Do you have to be an Astronomer or Teacher to be a School Day Tour Volunteer?

No, but it helps! We train all our volunteers through our mentoring program. They are all experienced in dealing with children, have current Working With Children cards, are fascinated with science, have a good sense of humour and simply enjoy getting children excited about science, telescopes and history.

Are there School Day Tours in the holidays?

Yes! But we call them Parent/Child Tours. They are extra special as the parent or caregiver attends with the child and whilst the child is doing activities, the adult gets a Guided Tour of the telescopes and learns about our history. At this stage there is only one tour per school holiday and bookings can be made on the website.

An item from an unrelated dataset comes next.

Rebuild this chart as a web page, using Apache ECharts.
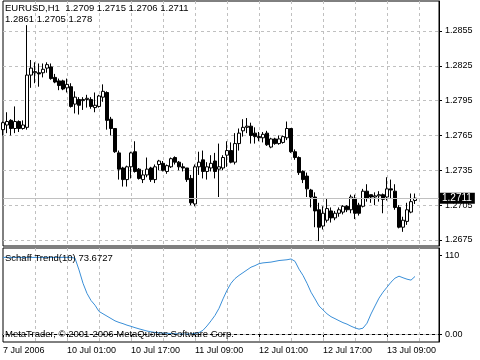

How long have the School Day Tours been running?
Some of our happy School Day Tour volunteers. Image Credit: Julie Matthews

School day tours have been running for many years, but, a School Day Tours sub-committee was formed in 2012 to review and update the activities. It wasn’t until 2014, after years of research that the first new-style tour was trialled. Unfortunately, soon after, funding for the Observatory was cut and the program was cancelled. The remaining members of the School Day Tour team, Chris Coulstock and Arthur Harvey refused to give up and in 2015 got the program running again. Within a year, School Day Tours had exceeded expectations successfully running a number of tours for children from Port Hedland to Mandurah, Subiaco to Kingsley. This number has since doubled for 2017 with up to 3 tours being held in a week. The activities are mostly written by a retired school teacher and Doctor of Education Chris Coulstock, with ideas and inspiration from Matt Robertson, Arthur Harvey and Hubert Rady – all popular presenters on the tours.

‘Children need it to be exciting’ says Chris and it is! The feedback has been overwhelmingly positive with schools booking again for the next year. The smiles on the children’s faces as they leave, say it all.

Any future plans?

The Tours are constantly evolving to be their absolute best with many ideas for new activities being looked at. Eventually, there is hope for a special program for Year 7 and 8’s set late in the day with hands-on activities followed by a short star viewing session; and a hands-on activity for younger children that culminates in a moon-viewing session through a telescope.

Being a part of the School Day Tours Team is your chance to be one of those special people that inspire a child to look beyond what is immediately around them. To explore and challenge ideas and to learn that anything really is possible. It’s humbling to see them realise how amazing it is to be part of this truly spectacular universe.